Basketball: Columbia coach discusses pros of tourney proposal
On the proposal, which Smith said has “unanimous support” among Ivy League men’s coaches:
“The commissioner’s office said if we want to do something like that we have to make a proposal that’s something everyone agrees to. Our biggest goal is, let’s see if we can get the idea of having it. I think it’s a win-win for everybody.”
On why the tournament, a recurring issue in Ivy League athletics, has been developed into a full proposal now:
“I just got here [in 2010], and I was surprised how good the talent is in the league. Everyone feels that it’s not the same as it was, say, 10-12 years ago ... Everyone sees that the possibility of having multiple teams, even from the Ivy League, is something that can be considered.
I say it affects our seeding too — the year Princeton won it, they were seeded against Kentucky as a 13-seed, and I think they were better than that. We need to get out of this mentality of, oh, they played them so close and did a good job — it’s still the 16-vs.-1-seed mentality, and that’s not what it is anymore ... It’s not absurd to think that Cornell team that went to the Sweet 16, or that Princeton team or Harvard could do something of Butler’s magnitude [reaching the national finals].”

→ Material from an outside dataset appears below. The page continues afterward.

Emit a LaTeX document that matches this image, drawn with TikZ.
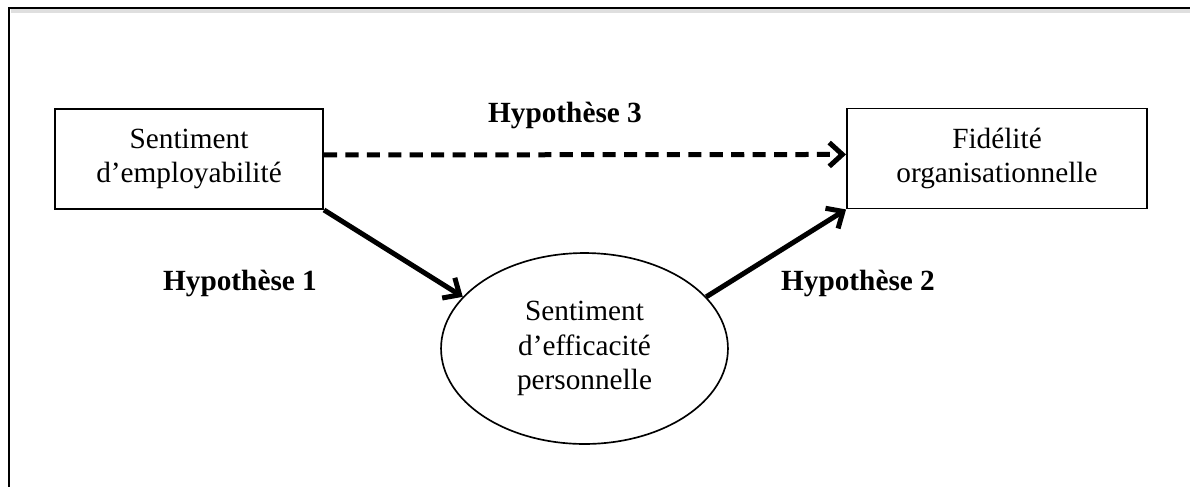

On how having a tournament might improve Ivy League teams’ seeding:
“I think it all helps. Obviously, the numbers don’t matter because we get seeded lower than our RPI, so maybe that would help. I think we’re naive if we don’t think that having our product on those national TV opportunities on ESPN makes a difference ... Especially on Championship Week and tournament time, that’s a window for people to see it. We usually go silent during Championship Week. I think it’s another opportunity for us to be seen.”